Stated goal: Print the listing from its top line through the line containing "(t2) at (758,742)", nothing more, and leave out the pictures.

_ _ _ _

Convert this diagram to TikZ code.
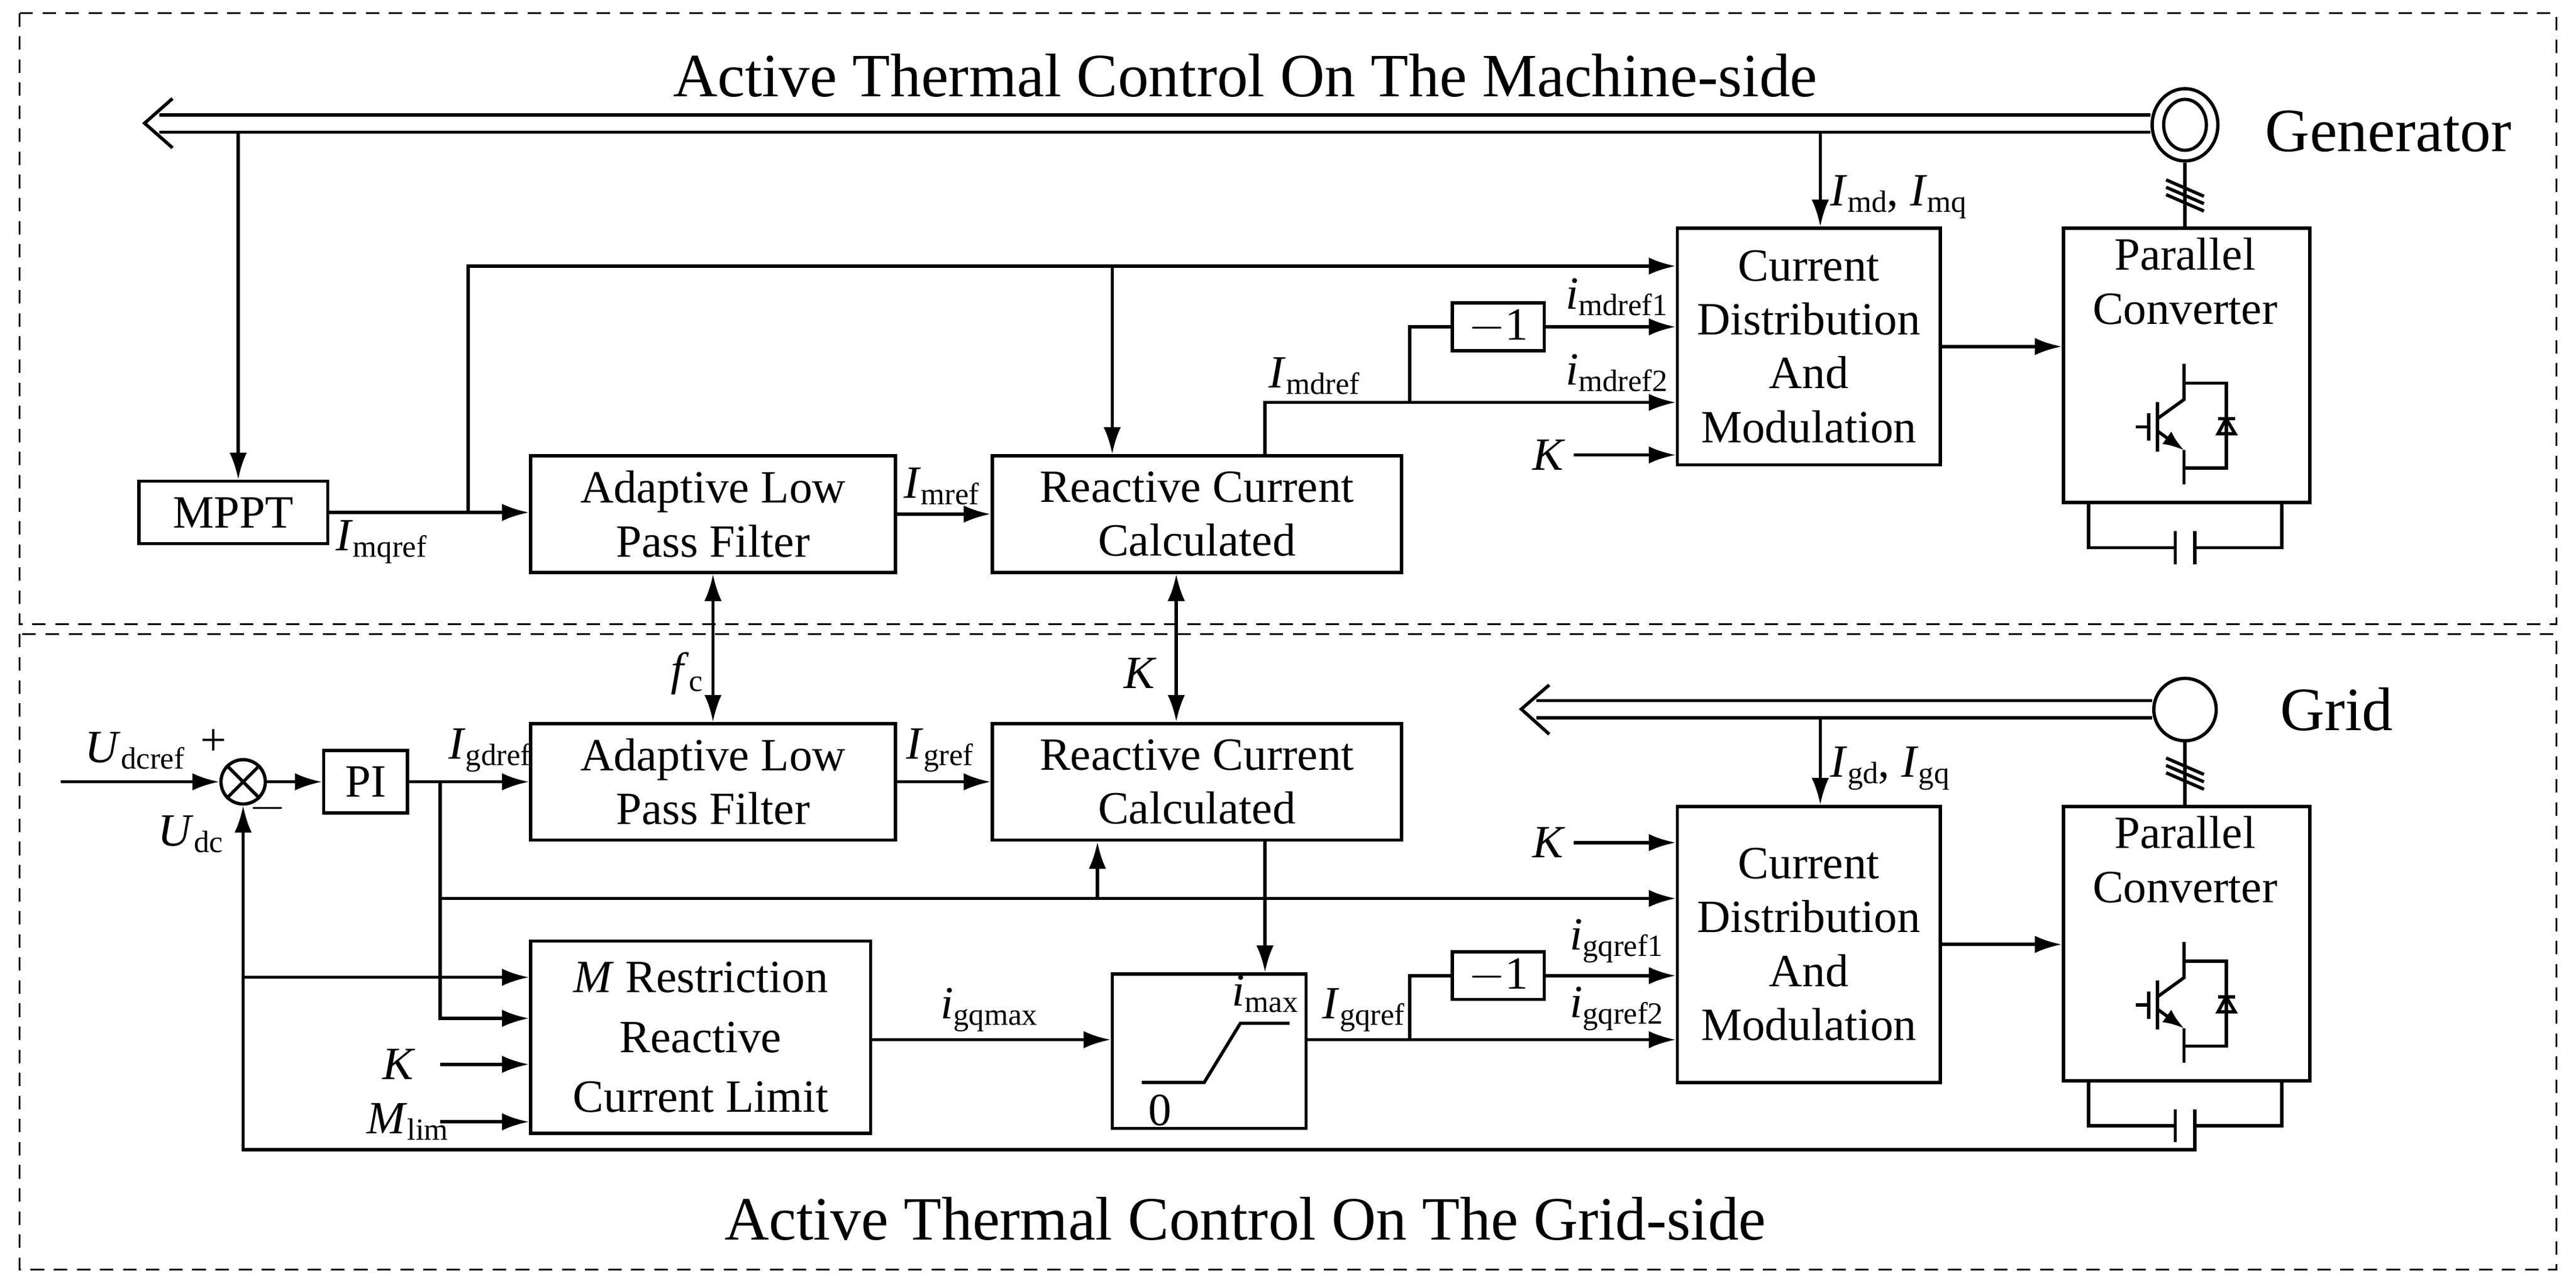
\documentclass[tikz,border=0pt]{standalone}
\usepackage{fontspec}
\setmainfont{Liberation Serif}
\usetikzlibrary{arrows.meta,calc,shapes.geometric}
\newcommand{\lb}[2]{\textit{#1}\raisebox{-0.3ex}{\fontsize{16}{16}\selectfont #2}}
\begin{document}
\begin{tikzpicture}[x=0.03cm,y=-0.03cm,line width=1.7pt,
  blk/.style={draw,line width=1.7pt,minimum width=#1,inner sep=0pt,align=center,font=\fontsize{24}{28}\selectfont},
  lab/.style={font=\fontsize{24}{26}\selectfont,inner sep=1pt},
  ttl/.style={font=\fontsize{32}{34}\selectfont},
  arr/.style={-{Latex[length=14pt,width=9pt]}},
  darr/.style={{Latex[length=14pt,width=9pt]}-{Latex[length=14pt,width=9pt]}},
  frame/.style={draw,dash pattern=on 7pt off 5pt,line width=0.9pt}]
\useasboundingbox (0,0) rectangle (1568,784);
\draw[frame] (12,8) rectangle (1556,380);
\draw[frame] (12,386) rectangle (1556,773);
\node[ttl] (t1) at (758,46) {Active Thermal Control On The Machine-side};
\node[ttl] (t2) at (758,742) {Active Thermal Control On The Grid-side};

% converter pic
\newcommand{\conv}[2]{%
 \begin{scope}[shift={(#1,#2)},x=0.03*150cm,y=-0.03*167cm]
 \draw (0.496,0.50)--(0.496,0.63)--(0.388,0.70);
 \draw (0.388,0.64)--(0.388,0.82);
 \draw (0.352,0.68)--(0.352,0.78) (0.301,0.73)--(0.352,0.73);
 \draw[-{Latex[length=11pt,width=8pt]}] (0.388,0.745)--(0.496,0.815);
 \draw (0.496,0.815)--(0.496,0.94);
 \draw (0.496,0.57)--(0.667,0.57)--(0.667,0.88)--(0.496,0.88);
 \draw (0.634,0.70)--(0.703,0.70) (0.634,0.755)--(0.703,0.755)--(0.667,0.70)--cycle;
 \draw (0.108,1)--(0.108,1.17)--(0.46,1.17) (0.46,1.11)--(0.46,1.23);
 \draw (0.54,1.11)--(0.54,1.23) (0.54,1.17)--(0.893,1.17)--(0.893,1);
 \end{scope}}
\newcommand{\slashes}[2]{%
 \foreach \d in {-4.5,0,4.5} \draw (#1-11.5,#2-5+\d)--(#1+11.5,#2+5+\d);}

%================ TOP
\node[draw,ellipse,minimum width=40*0.03cm,minimum height=44*0.03cm,inner sep=0pt] (gen) at (1330,76) {};
\draw (gen.center) ellipse [x radius=13,y radius=15.5];
\node[ttl,anchor=west] (gtxt) at (1374,80) {Generator};
\node[blk=150*0.03cm,minimum height=167*0.03cm,anchor=north west] (cv1) at (1255,138) {};
\node[blk=1pt,draw=none,anchor=north] at (1330,144) {Parallel\\Converter};
\conv{1255}{138}
\draw (gen.south)--(1330,138);
\slashes{1330}{119}
\coordinate (tip1) at (88,75);
\draw (gen.west|-0,70)--(97,70) (gen.west|-0,80.5)--(97,80.5);
\draw (105,60)--(tip1)--(105,90);

\node[blk=160*0.03cm,minimum height=144*0.03cm,anchor=north west] (cdm1) at (1020,138) {Current\\Distribution\\And\\Modulation};
\draw[arr] (cdm1.east)--(cdm1.east-|cv1.west);
\coordinate (imd) at (1108,81);
\draw[arr] (imd)--(imd|-cdm1.north);
\node[lab,anchor=west] at (1112,120) {\lb{I}{md}, \lb{I}{mq}};

\node[blk=115*0.03cm,minimum height=38*0.03cm] (mppt) at (142,312) {MPPT};
\coordinate (mp) at (145,81);
\draw[arr] (mp)--(mp|-mppt.north);
\node[blk=222*0.03cm,minimum height=71*0.03cm] (alpf1) at (434,313) {Adaptive Low\\Pass Filter};
\node[blk=249*0.03cm,minimum height=71*0.03cm] (rcc1) at (728.5,313) {Reactive Current\\Calculated};
\draw[arr] (mppt.east)--(alpf1.west|-mppt.east);
\node[lab] at (232,330) {\lb{I}{mqref}};
\draw[arr] (285,312)--(285,162)--(cdm1.west|-0,162);
\draw[arr] (677,162)--(677,0|-rcc1.north);
\draw[arr] (alpf1.east)--(rcc1.west);
\node[lab] at (573,296) {\lb{I}{mref}};
\node[blk=56*0.03cm,minimum height=29*0.03cm] (m1a) at (912,199) {$-$1};
\draw[arr] (770,0|-rcc1.north)--(770,245)--(cdm1.west|-0,245);
\draw (858,245)--(858,199)--(m1a.west);
\draw[arr] (m1a.east)--(cdm1.west|-m1a.east);
\node[lab] at (800,229) {\lb{I}{mdref}};
\node[lab] at (984,181) {\lb{i}{mdref1}};
\node[lab] at (984,227) {\lb{i}{mdref2}};
\node[lab] (k1) at (943,277) {\textit{K}};
\draw[arr] (958,277)--(cdm1.west|-0,277);

%================ BOTTOM
\node[blk=222*0.03cm,minimum height=71*0.03cm] (alpf2) at (434,476) {Adaptive Low\\Pass Filter};
\node[blk=249*0.03cm,minimum height=71*0.03cm] (rcc2) at (728.5,476) {Reactive Current\\Calculated};
\draw[darr] (alpf1.south)--(alpf2.north);
\draw[darr] (716,0|-rcc1.south)--(716,0|-rcc2.north);
\node[lab] at (418,410) {\lb{f}{c}};
\node[lab] at (694,410) {\textit{K}};

\node[draw,circle,minimum size=38*0.03cm,inner sep=0pt] (grid) at (1330,432) {};
\node[ttl,anchor=west] at (1383,432) {Grid};
\draw (grid.west|-0,426.5)--(935,426.5) (grid.west|-0,437)--(935,437);
\coordinate (tip2) at (926,431.75);
\draw (943,417)--(tip2)--(943,447);
\node[blk=150*0.03cm,minimum height=167*0.03cm,anchor=north west] (cv2) at (1255,490) {};
\node[blk=1pt,draw=none,anchor=north] at (1330,496) {Parallel\\Converter};
\conv{1255}{490}
\draw (grid.south)--(1330,490);
\slashes{1330}{471}
\node[blk=160*0.03cm,minimum height=168*0.03cm,anchor=north west] (cdm2) at (1020,490) {Current\\Distribution\\And\\Modulation};
\draw[arr] (cdm2.east)--(cdm2.east-|cv2.west);
\coordinate (igd) at (1108,437);
\draw[arr] (igd)--(igd|-cdm2.north);
\node[lab,anchor=west] at (1112,468) {\lb{I}{gd}, \lb{I}{gq}};
\node[lab] at (943,513) {\textit{K}};
\draw[arr] (958,513)--(cdm2.west|-0,513);

\node[draw,circle,minimum size=27*0.03cm,inner sep=0pt] (sum) at (148,476) {};
\draw (sum.north west)--(sum.south east) (sum.north east)--(sum.south west);
\coordinate (uin) at (37,476);
\draw[arr] (uin)--(sum.west);
\node[lab] at (82,457) {\lb{U}{dcref}};
\node[lab] at (130,452) {+};
\node[lab] at (163,492) {$-$};
\node[lab] at (116,508) {\lb{U}{dc}};
\node[blk=51*0.03cm,minimum height=38*0.03cm] (pi) at (222.5,476) {PI};
\draw[arr] (sum.east)--(pi.west);
\draw[arr] (pi.east)--(alpf2.west);
\node[lab] at (298,457) {\lb{I}{gdref}};
\draw[arr] (alpf2.east)--(rcc2.west);
\node[lab] at (572,457) {\lb{I}{gref}};
\draw[arr] (268,476)--(268,547)--(cdm2.west|-0,547);
\draw[arr] (668,547)--(668,0|-rcc2.south);

\node[blk=207*0.03cm,minimum height=117*0.03cm] (mrr) at (426.5,631.5) {\textit{M} Restriction\\[3pt]Reactive\\[3pt]Current Limit};
\draw[arr] (268,547)--(268,620)--(mrr.west|-0,620);
\draw[arr] (148,595)--(mrr.west|-0,595);
\node[lab] at (243,648) {\textit{K}};
\draw[arr] (268,648)--(mrr.west|-0,648);
\node[lab] at (248,683) {\lb{M}{lim}};
\draw[arr] (268,683)--(mrr.west|-0,683);

\node[blk=118*0.03cm,minimum height=94*0.03cm] (sat) at (736,640) {};
\draw (695,659)--(733,659)--(755,623)--(785,623);
\node[lab] at (706,676) {0};
\node[lab] at (770,605) {\lb{i}{max}};
\draw[arr] (770,0|-rcc2.south)--(770,0|-sat.north);
\draw[arr] (mrr.east|-0,633)--(sat.west|-0,633);
\node[lab] at (602,615) {\lb{i}{gqmax}};
\node[blk=56*0.03cm,minimum height=29*0.03cm] (m1b) at (912,594) {$-$1};
\draw[arr] (sat.east|-0,633)--(cdm2.west|-0,633);
\draw (858,633)--(858,594)--(m1b.west);
\draw[arr] (m1b.east)--(cdm2.west|-m1b.east);
\node[lab] at (830,615) {\lb{I}{gqref}};
\node[lab] at (984,573) {\lb{i}{gqref1}};
\node[lab] at (984,614) {\lb{i}{gqref2}};

% Udc feedback
\draw[arr] (1336,490+167*1.23)--(1336,700)--(148,700)--(sum.south);
\end{tikzpicture}
\end{document}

_ _ _ _

Finished answer:
Convert this diagram to TikZ code.
\documentclass[tikz,border=0pt]{standalone}
\usepackage{fontspec}
\setmainfont{Liberation Serif}
\usetikzlibrary{arrows.meta,calc,shapes.geometric}
\newcommand{\lb}[2]{\textit{#1}\raisebox{-0.3ex}{\fontsize{16}{16}\selectfont #2}}
\begin{document}
\begin{tikzpicture}[x=0.03cm,y=-0.03cm,line width=1.7pt,
  blk/.style={draw,line width=1.7pt,minimum width=#1,inner sep=0pt,align=center,font=\fontsize{24}{28}\selectfont},
  lab/.style={font=\fontsize{24}{26}\selectfont,inner sep=1pt},
  ttl/.style={font=\fontsize{32}{34}\selectfont},
  arr/.style={-{Latex[length=14pt,width=9pt]}},
  darr/.style={{Latex[length=14pt,width=9pt]}-{Latex[length=14pt,width=9pt]}},
  frame/.style={draw,dash pattern=on 7pt off 5pt,line width=0.9pt}]
\useasboundingbox (0,0) rectangle (1568,784);
\draw[frame] (12,8) rectangle (1556,380);
\draw[frame] (12,386) rectangle (1556,773);
\node[ttl] (t1) at (758,46) {Active Thermal Control On The Machine-side};
\node[ttl] (t2) at (758,742) {Active Thermal Control On The Grid-side};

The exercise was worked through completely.